Source material:

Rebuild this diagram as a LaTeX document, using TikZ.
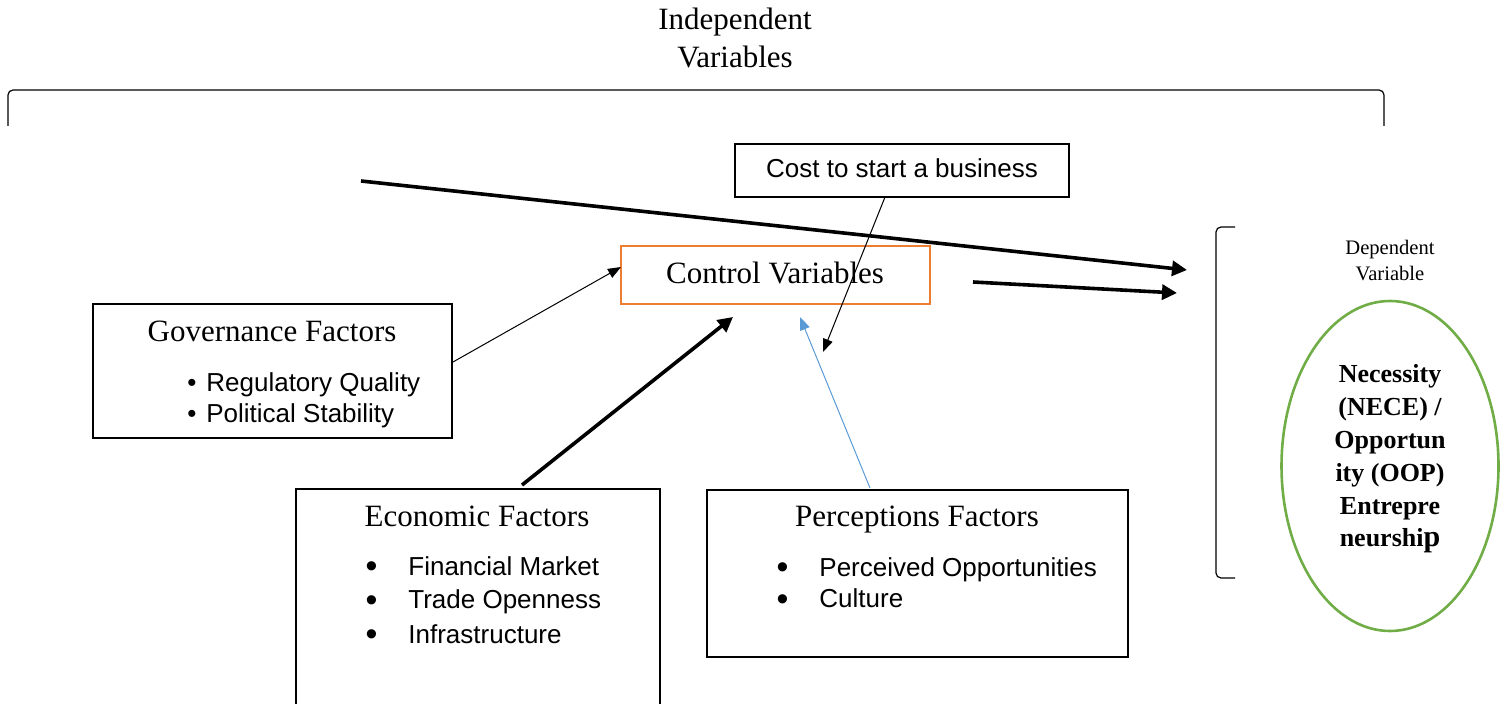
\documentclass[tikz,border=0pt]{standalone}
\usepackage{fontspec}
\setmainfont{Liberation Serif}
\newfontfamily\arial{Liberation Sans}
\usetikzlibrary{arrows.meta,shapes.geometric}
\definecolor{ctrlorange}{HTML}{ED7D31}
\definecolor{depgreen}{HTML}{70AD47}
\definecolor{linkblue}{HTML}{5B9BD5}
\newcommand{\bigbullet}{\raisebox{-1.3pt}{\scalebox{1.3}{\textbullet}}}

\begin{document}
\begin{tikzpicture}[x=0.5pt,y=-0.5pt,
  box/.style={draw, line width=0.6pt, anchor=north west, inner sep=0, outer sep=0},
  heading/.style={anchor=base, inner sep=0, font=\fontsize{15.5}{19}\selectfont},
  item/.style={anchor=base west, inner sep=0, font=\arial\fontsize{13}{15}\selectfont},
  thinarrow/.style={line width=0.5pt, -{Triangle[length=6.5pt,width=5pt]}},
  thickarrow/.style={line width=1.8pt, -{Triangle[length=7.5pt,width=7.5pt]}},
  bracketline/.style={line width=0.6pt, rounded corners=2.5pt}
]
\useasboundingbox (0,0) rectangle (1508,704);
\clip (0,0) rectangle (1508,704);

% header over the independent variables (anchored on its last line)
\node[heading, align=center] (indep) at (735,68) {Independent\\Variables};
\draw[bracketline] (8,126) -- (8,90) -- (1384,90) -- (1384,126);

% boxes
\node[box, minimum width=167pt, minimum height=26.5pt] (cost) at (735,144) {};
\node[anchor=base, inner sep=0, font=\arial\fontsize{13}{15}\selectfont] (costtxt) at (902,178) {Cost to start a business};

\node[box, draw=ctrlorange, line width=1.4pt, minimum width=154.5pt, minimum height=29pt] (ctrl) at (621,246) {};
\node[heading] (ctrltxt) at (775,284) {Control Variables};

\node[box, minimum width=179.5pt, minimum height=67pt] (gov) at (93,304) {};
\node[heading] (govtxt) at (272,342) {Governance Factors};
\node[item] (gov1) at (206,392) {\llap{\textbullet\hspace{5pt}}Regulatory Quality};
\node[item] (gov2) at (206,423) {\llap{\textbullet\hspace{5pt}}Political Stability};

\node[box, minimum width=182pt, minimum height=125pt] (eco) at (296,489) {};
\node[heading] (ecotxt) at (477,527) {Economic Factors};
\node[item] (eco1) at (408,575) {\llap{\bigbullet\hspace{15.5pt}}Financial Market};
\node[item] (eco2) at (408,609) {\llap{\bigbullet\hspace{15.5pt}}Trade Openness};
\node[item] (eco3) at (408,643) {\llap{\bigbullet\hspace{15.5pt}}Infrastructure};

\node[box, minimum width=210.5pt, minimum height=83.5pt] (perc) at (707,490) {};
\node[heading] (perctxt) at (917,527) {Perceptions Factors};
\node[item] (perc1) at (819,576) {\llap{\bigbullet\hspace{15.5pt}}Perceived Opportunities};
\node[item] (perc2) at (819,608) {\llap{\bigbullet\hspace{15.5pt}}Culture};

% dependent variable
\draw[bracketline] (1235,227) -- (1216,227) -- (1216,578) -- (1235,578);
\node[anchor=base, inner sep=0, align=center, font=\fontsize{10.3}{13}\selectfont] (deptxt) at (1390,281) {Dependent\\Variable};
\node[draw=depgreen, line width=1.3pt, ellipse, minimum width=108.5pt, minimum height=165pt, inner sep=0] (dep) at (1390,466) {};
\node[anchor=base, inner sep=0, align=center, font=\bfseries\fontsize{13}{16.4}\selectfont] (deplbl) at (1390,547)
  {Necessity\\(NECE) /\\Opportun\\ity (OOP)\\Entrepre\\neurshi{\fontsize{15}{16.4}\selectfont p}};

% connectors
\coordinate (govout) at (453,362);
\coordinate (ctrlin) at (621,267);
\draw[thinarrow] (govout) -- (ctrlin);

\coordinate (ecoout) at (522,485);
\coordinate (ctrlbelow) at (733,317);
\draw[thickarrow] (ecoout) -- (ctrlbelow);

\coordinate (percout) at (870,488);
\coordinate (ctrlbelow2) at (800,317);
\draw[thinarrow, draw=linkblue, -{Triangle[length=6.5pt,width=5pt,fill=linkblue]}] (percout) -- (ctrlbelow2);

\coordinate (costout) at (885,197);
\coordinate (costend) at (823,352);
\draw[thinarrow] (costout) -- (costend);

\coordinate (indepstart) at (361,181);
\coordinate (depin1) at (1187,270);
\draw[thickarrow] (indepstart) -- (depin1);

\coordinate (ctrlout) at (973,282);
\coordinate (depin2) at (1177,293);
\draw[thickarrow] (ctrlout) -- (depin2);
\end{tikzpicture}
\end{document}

What to produce:
Return exactly what appears from the opening line of the material through the line with "(costtxt) at (902,178)", apart from the pictures.

Output for this task:
Rebuild this diagram as a LaTeX document, using TikZ.
\documentclass[tikz,border=0pt]{standalone}
\usepackage{fontspec}
\setmainfont{Liberation Serif}
\newfontfamily\arial{Liberation Sans}
\usetikzlibrary{arrows.meta,shapes.geometric}
\definecolor{ctrlorange}{HTML}{ED7D31}
\definecolor{depgreen}{HTML}{70AD47}
\definecolor{linkblue}{HTML}{5B9BD5}
\newcommand{\bigbullet}{\raisebox{-1.3pt}{\scalebox{1.3}{\textbullet}}}

\begin{document}
\begin{tikzpicture}[x=0.5pt,y=-0.5pt,
  box/.style={draw, line width=0.6pt, anchor=north west, inner sep=0, outer sep=0},
  heading/.style={anchor=base, inner sep=0, font=\fontsize{15.5}{19}\selectfont},
  item/.style={anchor=base west, inner sep=0, font=\arial\fontsize{13}{15}\selectfont},
  thinarrow/.style={line width=0.5pt, -{Triangle[length=6.5pt,width=5pt]}},
  thickarrow/.style={line width=1.8pt, -{Triangle[length=7.5pt,width=7.5pt]}},
  bracketline/.style={line width=0.6pt, rounded corners=2.5pt}
]
\useasboundingbox (0,0) rectangle (1508,704);
\clip (0,0) rectangle (1508,704);

% header over the independent variables (anchored on its last line)
\node[heading, align=center] (indep) at (735,68) {Independent\\Variables};
\draw[bracketline] (8,126) -- (8,90) -- (1384,90) -- (1384,126);

% boxes
\node[box, minimum width=167pt, minimum height=26.5pt] (cost) at (735,144) {};
\node[anchor=base, inner sep=0, font=\arial\fontsize{13}{15}\selectfont] (costtxt) at (902,178) {Cost to start a business};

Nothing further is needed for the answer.